Dr. Stephan Herzig of the German Cancer Research Center and his team have now shown that lipid transporter LSR (lipolysis-stimulated lipoprotein receptor) appears to be responsible for this. LSR, a molecule found in the bowel and primarily in the liver, is responsible for the uptake of fat from the blood. In overweight mice suffering from type 2 diabetes, the production of LSR in the liver is significantly reduced, as Herzig and his colleagues found out. As a result, only little fat makes its way from the blood into the liver and this makes blood fat levels go up.
By administering leptin, a proteohormone which suppresses hunger, the scientists were able to restore the reduced LSR production in the liver of diabetic mice to normal levels. The overweight mice treated with leptin lost weight dramatically - up to 30 percent of their body weight. At the same time, their livers produced substantially more LSR, and blood fat levels dropped back to normal.

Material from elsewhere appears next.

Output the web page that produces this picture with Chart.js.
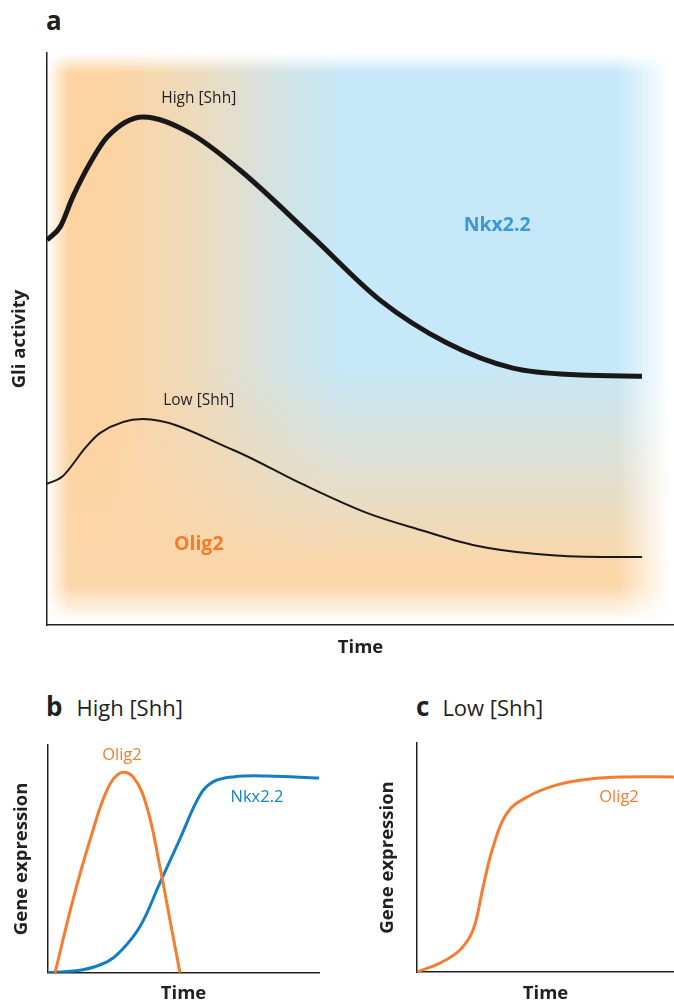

"Thus, we have shown for the first time that the LSR molecule plays a central role in lipid metabolism," Herzig says. „We were also able to provide evidence that apparently it depends on body weight how much LSR is produced in the liver: being overweight is associated with reduced production." Hence LSR is a possible target for future treatments of metabolic syndrome and type 2 diabetes. There is a great need for such treatments, since it is estimated that about 300 million people worldwide will suffer from type 2 diabetes as early as next year. "If we were able to increase hepatic LSR production in these patients, this would relieve essential aspects of this disease," said Herzig. All the more so because increased LSR production in the liver not only reduces blood fat levels but also promotes fat breakdown in the liver.
Cancer patients, too, might benefit from these findings. Many of them suffer from what is called tumour cachexia - a life-threatening loss of weight that is associated with the development of fatty liver. "We have found first evidence suggesting that LSR is overproduced in the livers of these patients so that too much fat accumulates in the liver, while peripheral organs are hardly supplied with fat, or energy," Herzig says. However, he adds, more research needs to be done.
Narvekar et al. Liver-specific Loss of Lipolysis-Stimulated Lipoprotein Receptor Triggers Systemic Hyperlipidemia in mice. Diabetes. DOI: 10.2337/db08-1184 (Advance publication on the Internet).